Parcheggio in retromarcia in una scena di Seinfeld

Retromarcia o spread

Mariarosaria Marchesano

Un compromesso tra Roma e Bruxelles o nuove elezioni? Parola agli analisti di mercato

Milano. E se quella di Bruxelles nei confronti dell'Italia fosse una sorta di “guerra lampo” con l’obiettivo di mettere alla prova la tenuta del governo populista favorendo la transizione verso una compagine più vicina a posizioni europeiste? Da qualche giorno il quesito non viaggia più sotto traccia e tra gli analisti di mercato comincia a essere una possibilità su cui ragionare parallelamente al rischio di elezioni anticipate. Del resto, le ultime frizioni all’interno della coalizione Lega-M5s rendono plausibile più di uno scenario. La cronaca di questi giorni ci dice che proprio nel momento in cui il livello dello scontro con l’Unione europea sulla manovra economica si sta inasprendo, un’inattesa polemica tra M5s e Lega sul condono fiscale ha spinto il premier Giuseppe Conte a convocare un Consiglio dei ministri per oggi con l’obiettivo di rivedere il testo del decreto sul quale ci sarebbe dovuto essere totale accordo politico.

 

 

Tra caos e sospetti, l’incertezza del quadro complessivo è aumentata e lo spread sembra avere preso la rincorsa per raggiungere la fatidica soglia critica dei 400 punti base: ieri ha superato i 330 per poi scendere in scia al sentore di una retromarcia sulla manovra. Senza una concreta retromarcia quantomeno sul livello di deficit/pil, è improbabile una inversione di tendenza nell’aumento del rendimento dei titoli di stato e nella discesa dei corsi di Borsa. Fino a quando può durare tutto questo?

  

La Commissione europea, nella lettera recapitata a mano da Pierre Moscovici al ministro Giovanni Tria, in cui ha definito una “deviazione senza precedenti” gli obiettivi di deficit proposti, ha anche chiesto al governo italiano di fornire una risposta entro lunedì.
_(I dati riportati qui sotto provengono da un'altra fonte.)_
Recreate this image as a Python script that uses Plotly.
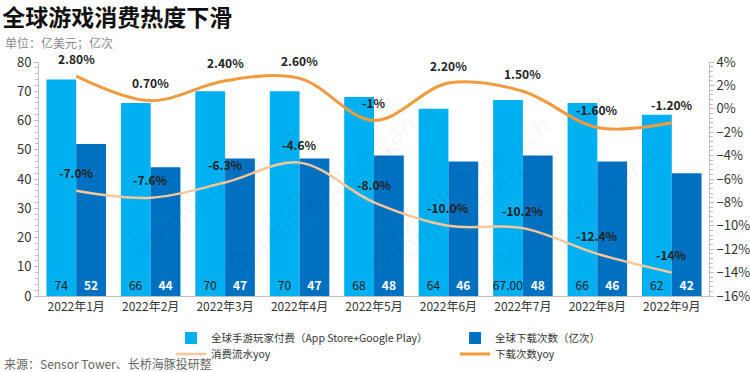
import plotly.graph_objects as go

months = ["2022年1月", "2022年2月", "2022年3月", "2022年4月", "2022年5月",
          "2022年6月", "2022年7月", "2022年8月", "2022年9月"]
spend = [74, 66, 70, 70, 68, 64, 67, 66, 62]
spend_text = ["74", "66", "70", "70", "68", "64", "67.00", "66", "62"]
downloads = [52, 44, 47, 47, 48, 46, 48, 46, 42]
spend_yoy = [-7.0, -7.6, -6.3, -4.6, -8.0, -10.0, -10.2, -12.4, -14.0]
spend_yoy_text = ["-7.0%", "-7.6%", "-6.3%", "-4.6%", "-8.0%", "-10.0%", "-10.2%", "-12.4%", "-14%"]
dl_yoy = [2.8, 0.7, 2.4, 2.6, -1.0, 2.2, 1.5, -1.6, -1.2]
dl_yoy_text = ["2.80%", "0.70%", "2.40%", "2.60%", "-1%", "2.20%", "1.50%", "-1.60%", "-1.20%"]

FONT = "Noto Sans CJK SC"
LIGHT_BLUE = "#00B0F0"
DARK_BLUE = "#0070C0"
DARK_ORANGE = "#F39A3E"
LIGHT_ORANGE = "#F8C79A"

fig = go.Figure()
fig.add_trace(go.Bar(
    x=months, y=spend, name="全球手游玩家付费（App Store+Google Play）",
    marker=dict(color=LIGHT_BLUE, line=dict(width=0)),
    text=spend_text, textposition="inside", insidetextanchor="start",
    textangle=0, constraintext="none",
    textfont=dict(color="#1a1a1a", size=12, family=FONT), legend="legend"))
fig.add_trace(go.Bar(
    x=months, y=downloads, name="全球下载次数（亿次）",
    marker=dict(color=DARK_BLUE, line=dict(width=0)),
    text=[str(v) for v in downloads], textposition="inside", insidetextanchor="start",
    textangle=0, constraintext="none",
    textfont=dict(color="white", size=12, family=FONT, weight="bold"), legend="legend2"))
fig.add_trace(go.Scatter(
    x=months, y=spend_yoy, name="消费流水yoy", mode="lines", yaxis="y2",
    line=dict(color=LIGHT_ORANGE, width=2.5, shape="spline"), legend="legend3"))
fig.add_trace(go.Scatter(
    x=months, y=dl_yoy, name="下载次数yoy", mode="lines", yaxis="y2",
    line=dict(color=DARK_ORANGE, width=3, shape="spline"), legend="legend4"))

annotations = []
for m, v, t in zip(months, dl_yoy, dl_yoy_text):
    annotations.append(dict(x=m, y=v, xref="x", yref="y2", text=t, showarrow=False,
                            yshift=18, font=dict(size=12, color="#222", family=FONT, weight="bold")))
for m, v, t in zip(months, spend_yoy, spend_yoy_text):
    annotations.append(dict(x=m, y=v, xref="x", yref="y2", text=t, showarrow=False,
                            yshift=18, font=dict(size=12, color="#222", family=FONT, weight="bold")))

# subtitle and source
annotations.append(dict(x=-0.0537, y=1.085, xref="paper", yref="paper", xanchor="left",
                        yanchor="middle", text="单位：亿美元；亿次", showarrow=False,
                        font=dict(size=12, color="#8c8c8c", family=FONT)))
annotations.append(dict(x=-0.0552, y=-0.287, xref="paper", yref="paper", xanchor="left",
                        yanchor="middle", text="来源：Sensor Tower、长桥海豚投研整", showarrow=False,
                        font=dict(size=12, color="#666", family=FONT)))

# faint watermarks
for (wx, wy) in [(0.12, 0.78), (0.46, 0.88), (0.78, 0.82), (0.27, 0.05), (0.62, 0.02), (0.95, 0.05)]:
    annotations.append(dict(x=wx, y=wy, xref="paper", yref="paper", text="DolphinResearch",
                            showarrow=False, textangle=-35,
                            font=dict(size=26, color="rgba(0,0,0,0.05)", family="Open Sans")))

legend_common = dict(xanchor="left", yanchor="top", orientation="v",
                     font=dict(size=10.5, color="#333"), bgcolor="rgba(0,0,0,0)",
                     itemwidth=30, tracegroupgap=0)

fig.update_layout(
    width=750, height=372,
    margin=dict(l=39, r=41, t=62, b=76, autoexpand=False),
    paper_bgcolor="white", plot_bgcolor="white",
    barmode="group", bargap=0.2, bargroupgap=0,
    font=dict(family=FONT, size=12, color="#333"),
    title=dict(text="<b>全球游戏消费热度下滑</b>", x=0.003, xref="container", xanchor="left",
               y=0.951, yref="container", yanchor="middle",
               font=dict(size=23, color="#111", family=FONT)),
    xaxis=dict(showline=True, linecolor="#bfbfbf", linewidth=1, ticks="",
               tickfont=dict(size=12, color="#333"), showgrid=False),
    yaxis=dict(range=[0, 80], dtick=10, showgrid=False, zeroline=False,
               showline=True, linecolor="#bfbfbf", linewidth=1,
               ticks="outside", ticklen=4, tickcolor="#bfbfbf",
               minor=dict(dtick=2, ticks="outside", ticklen=3, tickcolor="#bfbfbf"),
               tickfont=dict(size=13, color="#333")),
    yaxis2=dict(range=[-16, 4], dtick=2, overlaying="y", side="right", showgrid=False,
                zeroline=False, showline=True, linecolor="#bfbfbf", linewidth=1,
                ticks="outside", ticklen=4, tickcolor="#bfbfbf", ticksuffix="%",
                minor=dict(dtick=0.4, ticks="outside", ticklen=3, tickcolor="#bfbfbf"),
                tickfont=dict(size=13, color="#333")),
    legend=dict(x=0.197, y=-0.118, **legend_common),
    legend2=dict(x=0.621, y=-0.118, **legend_common),
    legend3=dict(x=0.197, y=-0.186, **legend_common),
    legend4=dict(x=0.621, y=-0.186, **legend_common),
    annotations=annotations,
    showlegend=True,
)

fig.write_html("out.html", config={"displayModeBar": False},
               post_script="document.body.style.margin='0';")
Una scadenza che è apparsa stringente visto che, in teoria, la Commissione stessa ha tempo fino al 29 ottobre per respingere formalmente il budget e chiederne nuova stesura, che potrà avvenire nelle tre settimane successive. Qualcuno ha interpretato questo pressing con la necessità di chiudere la partita prima che arrivino i temuti giudizi di declassamento del debito pubblico da parte delle agenzie di rating (26 ottobre Moody’s e fine mese S&P’s) e s’inneschi una reazione a catena con effetti nefasti sui mercati. Ma a qualcuno altro resta il dubbio che un approccio così incalzante contribuisca, in realtà, a un altro esito della vicenda.

  

Giuseppe Sersale, strategist basato a New York di Anthilia Capital Sgr, descrive l'atteggiamento della Commissione europea come un “assedio” o un “blitz krieg” (una “guerra lampo”, appunto). “Ben lungi dall’abbozzare di fronte a un atteggiamento aggressivo dei leader italiani, la Commissione calca la mano e detta i tempi, cercando di aumentare la pressione sull'esecutivo”, dice. La reazione dei mercati dovrebbe indurre il governo a più miti consigli, come già accaduto in passato, una coalizione che tra l’altro sta iniziando a mostrare tensioni interne. “Il problema è che la distanza tra le richieste Ue e l’attuale manovra è troppo grande perché il governo possa coprirla interamente senza perdere la faccia con l’elettorato. Il che vuol dire che per arrivare a una soluzione negoziale, anche la Commissione dovrà fare concessioni”, prosegue lo strategist.

  

A questo scenario esiste, però, un’alternativa che Sersale ritiene meno probabile “ma non più marginale” e cioè quello che lo stress e le divisioni interne provochino una crisi di governo. “Un’evenienza che può portare al caos politico, ma anche a qualche genere di interregno, che attenui lo scontro con l’Europa”. In realtà, è già da un po’ di tempo che il mercato annusa aria di elezioni anticipate come emerge dalle analisi di alcune banche d’affari americane. Se per JP Morgan sarà una spia importante la tornata elettorale di domenica prossima in Trentino Alto Adige, che servirà a testare soprattutto l'umore dell'elettorato leghista, Goldman Sachs si spinge a prevedere un ritorno alle urne per metà 2019 con una possibile vittoria del centrodestra.

   

Secondo Goldman, “un nuovo governo che avesse una politica fiscale meno espansionistica di quella attuale, che vede la somma degli interventi di due partiti diversi, porterebbe sollievo ai mercati e a un rally”. Ma questo, viene precisato, dovrebbe avvenire prima che scatti un ribaltamento economico, magari spinto da una frenata generale dell’economia mondiale, sulla falsa riga di quello che si è visto in Italia nel periodo 2011-2012.